Cuando converso con personas conocidas o no, aún poniendo al margen nuestro derecho a la libertad, todos coincidimos en nunca haber imaginado un estado caótico como el que se vive en estos momentos.
Nos quejábamos, es cierto, de la mísera alimentación, de la escasez de agua, de la falta de medicamentos, del quiebre del transporte; sólo los analíticos se percataban de las consecuencias que traería el desequilibrio monetario del mal llamado reordenamiento, que robó a la cara tantos años de ahorros y austeridad de los trabajadores...
Pero hasta el más necesitado mantenía en casa su hornillita eléctrica para cocinar lo que aparecía por ahí luego de agotada la cuota básica que, dicho sea de paso, se distribuía religiosamente todos los primeros días de cada mes.
A nadie le faltaba, aunque fuera, un ventiladorcito ruso con que refrescar un poco su cama por las noches en nuestro eterno verano.
Sin embargo, el colapso eléctrico total que está a las puertas, nos abocaría a situaciones tan extremas, que ningún analista será capaz de predecir.
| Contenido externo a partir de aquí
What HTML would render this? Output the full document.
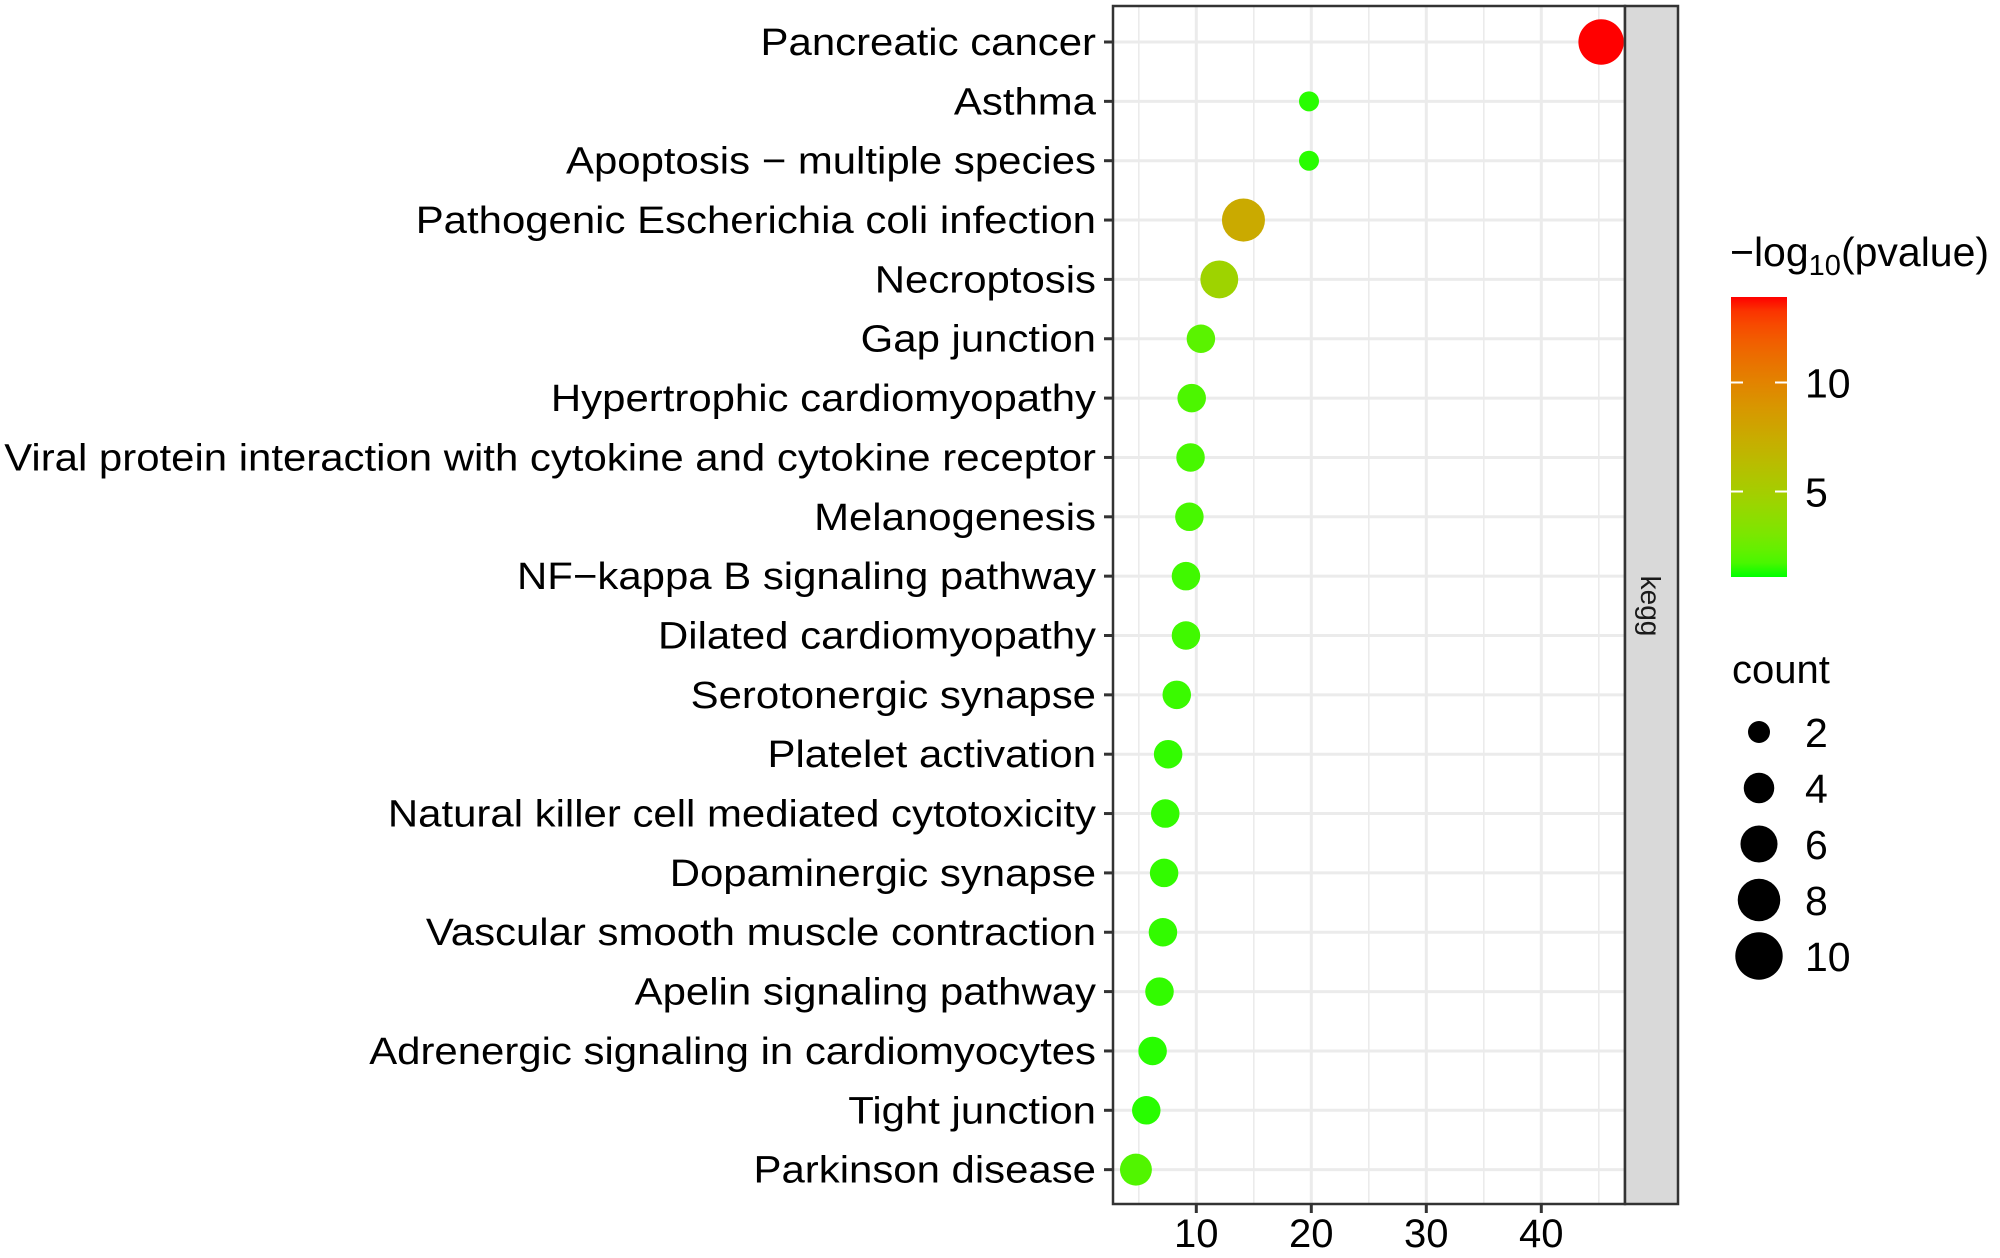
<!DOCTYPE html>
<html><head><meta charset="utf-8"><style>
html,body{margin:0;padding:0;background:#fff;}
svg{display:block;font-family:"Liberation Sans",Arial,sans-serif;}
</style></head><body>
<svg id="chart" width="2000" height="1258" viewBox="0 0 2000 1258" xmlns="http://www.w3.org/2000/svg">
<rect x="0" y="0" width="2000" height="1258" fill="#fff"/>
<g id="grid"></g>
<g id="points"></g>
<rect x="1113" y="6" width="512" height="1198" fill="none" stroke="#333" stroke-width="2.5"/>
<rect x="1625" y="6" width="53" height="1198" fill="#D9D9D9" stroke="#333" stroke-width="2.5"/>
<text x="0" y="0" font-size="28" fill="#1A1A1A" text-anchor="middle" transform="translate(1641,606) rotate(90)">kegg</text>
<g id="yaxis"></g>
<g id="xaxis"></g>
<g id="legend">
  <text x="1730" y="266" font-size="41" fill="#000">−log<tspan font-size="29" dy="9">10</tspan><tspan dy="-9">(pvalue)</tspan></text>
  <defs><linearGradient id="cg" x1="0" y1="1" x2="0" y2="0"></linearGradient></defs>
  <rect x="1731" y="297" width="56" height="280" fill="url(#cg)"/>
  <g id="cticks"></g>
  <text x="1732" y="683" font-size="40" fill="#000">count</text>
  <g id="skeys"></g>
</g>
</svg>
<script>
const categories = ["Pancreatic cancer","Asthma","Apoptosis \u2212 multiple species","Pathogenic Escherichia coli infection","Necroptosis","Gap junction","Hypertrophic cardiomyopathy","Viral protein interaction with cytokine and cytokine receptor","Melanogenesis","NF\u2212kappa B signaling pathway","Dilated cardiomyopathy","Serotonergic synapse","Platelet activation","Natural killer cell mediated cytotoxicity","Dopaminergic synapse","Vascular smooth muscle contraction","Apelin signaling pathway","Adrenergic signaling in cardiomyocytes","Tight junction","Parkinson disease"];
const ratios = [45.2,19.8,19.8,14.1,12.0,10.4,9.6,9.5,9.4,9.1,9.1,8.3,7.55,7.3,7.2,7.1,6.8,6.2,5.65,4.75];
const counts = [10,2,2,9,7,4,4,4,4,4,4,4,4,4,4,4,4,4,4,5];
const logp = [13.9,1.3,1.3,7.6,4.6,2.1,1.8,1.7,1.7,1.6,1.6,1.5,1.4,1.4,1.4,1.4,1.4,1.3,1.3,1.9];
const xTicks = [10,20,30,40];
const xMinor = [5,15,25,35,45];
const colorTicks = [5,10];
const sizeBreaks = [2,4,6,8,10];

const NS="http://www.w3.org/2000/svg";
function mk(tag,attrs,parent){const e=document.createElementNS(NS,tag);for(const k in attrs)e.setAttribute(k,attrs[k]);parent.appendChild(e);return e;}
const xScale = v => 1081.3 + v*11.5;
const yScale = i => 42 + i*59.35;
const cMin=1.1, cMax=13.9;
const cy = v => 576.5 - (v-cMin)/(cMax-cMin)*279;
const rScale = c => 10 + (Math.sqrt(c)-Math.sqrt(2))/(Math.sqrt(10)-Math.sqrt(2))*12.7;

function srgb2lin(c){c/=255;return c<=0.04045?c/12.92:Math.pow((c+0.055)/1.055,2.4);}
function lin2srgb(c){c=c<=0.0031308?12.92*c:1.055*Math.pow(c,1/2.4)-0.055;return Math.round(Math.max(0,Math.min(1,c))*255);}
function toLab(r,g,b){r=srgb2lin(r);g=srgb2lin(g);b=srgb2lin(b);
 let X=(0.4124*r+0.3576*g+0.1805*b)/0.95047,Y=0.2126*r+0.7152*g+0.0722*b,Z=(0.0193*r+0.1192*g+0.9505*b)/1.08883;
 const f=t=>t>0.008856?Math.cbrt(t):7.787*t+16/116;X=f(X);Y=f(Y);Z=f(Z);
 return [116*Y-16,500*(X-Y),200*(Y-Z)];}
function fromLab(L,a,b){let Y=(L+16)/116,X=a/500+Y,Z=Y-b/200;
 const fi=t=>t*t*t>0.008856?t*t*t:(t-16/116)/7.787;X=fi(X)*0.95047;Y=fi(Y);Z=fi(Z)*1.08883;
 const r=3.2406*X-1.5372*Y-0.4986*Z,g=-0.9689*X+1.8758*Y+0.0415*Z,bb=0.0557*X-0.2040*Y+1.0570*Z;
 return `rgb(${lin2srgb(r)},${lin2srgb(g)},${lin2srgb(bb)})`;}
const LG=toLab(0,255,0), LR=toLab(255,0,0);
function colorAt(v){const t=Math.max(0,Math.min(1,(v-cMin)/(cMax-cMin)));return fromLab(LG[0]+(LR[0]-LG[0])*t,LG[1]+(LR[1]-LG[1])*t,LG[2]+(LR[2]-LG[2])*t);}

const grid=document.getElementById('grid');
xMinor.forEach(v=>{const l=mk('line',{x1:xScale(v),x2:xScale(v),y1:7,y2:1203,stroke:'#EBEBEB','stroke-width':1.6},grid);

});
xTicks.forEach(v=>{const l=mk('line',{x1:xScale(v),x2:xScale(v),y1:7,y2:1203,stroke:'#EBEBEB','stroke-width':3},grid);

});
categories.forEach((c,i)=>{const l=mk('line',{x1:1114,x2:1624,y1:yScale(i),y2:yScale(i),stroke:'#EBEBEB','stroke-width':3},grid);

});

const pts=document.getElementById('points');
categories.forEach((c,i)=>{const e=mk('circle',{cx:xScale(ratios[i]),cy:yScale(i),r:rScale(counts[i]),fill:colorAt(logp[i])},pts);

});

const ya=document.getElementById('yaxis');
const lg=mk('g',{},ya);
categories.forEach((c,i)=>{
 const t=mk('line',{x1:1104,x2:1113,y1:yScale(i),y2:yScale(i),stroke:'#333','stroke-width':3},ya);
 
 
 const tx=mk('text',{x:0,y:yScale(i)+13,'font-size':38,'text-anchor':'end',fill:'#000'},lg);
 tx.textContent=c;
 
 });
const longest=lg.children[7].getComputedTextLength();
const k=longest>0?1092/longest:1;
lg.setAttribute('transform',`translate(1096,0) scale(${k},1)`);

const xa=document.getElementById('xaxis');
xTicks.forEach(v=>{
 const t=mk('line',{x1:xScale(v),x2:xScale(v),y1:1204,y2:1213,stroke:'#333','stroke-width':3},xa);
 
 
 const tx=mk('text',{x:xScale(v),y:1247,'font-size':40,'text-anchor':'middle',fill:'#000'},xa);
 tx.textContent=v;
 
 });

const grad=document.getElementById('cg');
for(let s=0;s<=20;s++){const v=cMin+(cMax-cMin)*s/20;mk('stop',{offset:(s/20),'stop-color':colorAt(v)},grad);}
const ct=document.getElementById('cticks');
colorTicks.forEach(v=>{
 const y=cy(v);
 const a=mk('line',{x1:1731,x2:1743,y1:y,y2:y,stroke:'#fff','stroke-width':2},ct);
 
 
 const b=mk('line',{x1:1775,x2:1787,y1:y,y2:y,stroke:'#fff','stroke-width':2},ct);
 
 
 const tx=mk('text',{x:1805,y:y+15,'font-size':41,fill:'#000'},ct);
 tx.textContent=v;
 
 });

const sk=document.getElementById('skeys');
sizeBreaks.forEach((c,i)=>{
 const y=732+i*56;
 const e=mk('circle',{cx:1759,cy:y,r:rScale(c)+1,fill:'#000'},sk);
 
 
 const tx=mk('text',{x:1805,y:y+15,'font-size':41,fill:'#000'},sk);
 tx.textContent=c;
 
 });
</script>
</body></html>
Los hogares con enfermos encamados o con niños pequeños; los hospitales sin recursos de urgencias; la improductividad generalizada que se sumará a todas las carencias vitales de la población, puede llevar la mendicidad extrema de muchos ciudadanos al suicidio, al asalto, la violencia, que terminaría en el estallido social sin precedentes de una Tianamén nacional, la anarquía de Haití o, hasta quizás, un ajuste de cuenta a lo rumano.
Por eso, ante la destrucción y ruina de las estructuras del sistema de gobierno, hago un llamado a la presidencia del país para conversar con el pueblo, que es a fin de cuentas la contraparte afectada.
Este acuerdo no admitirá cómo se quedarían al frente del gobierno para solucionar los problemas, sino cómo se irían, pacíficamente, para que nosotros, el pueblo, los resolvamos.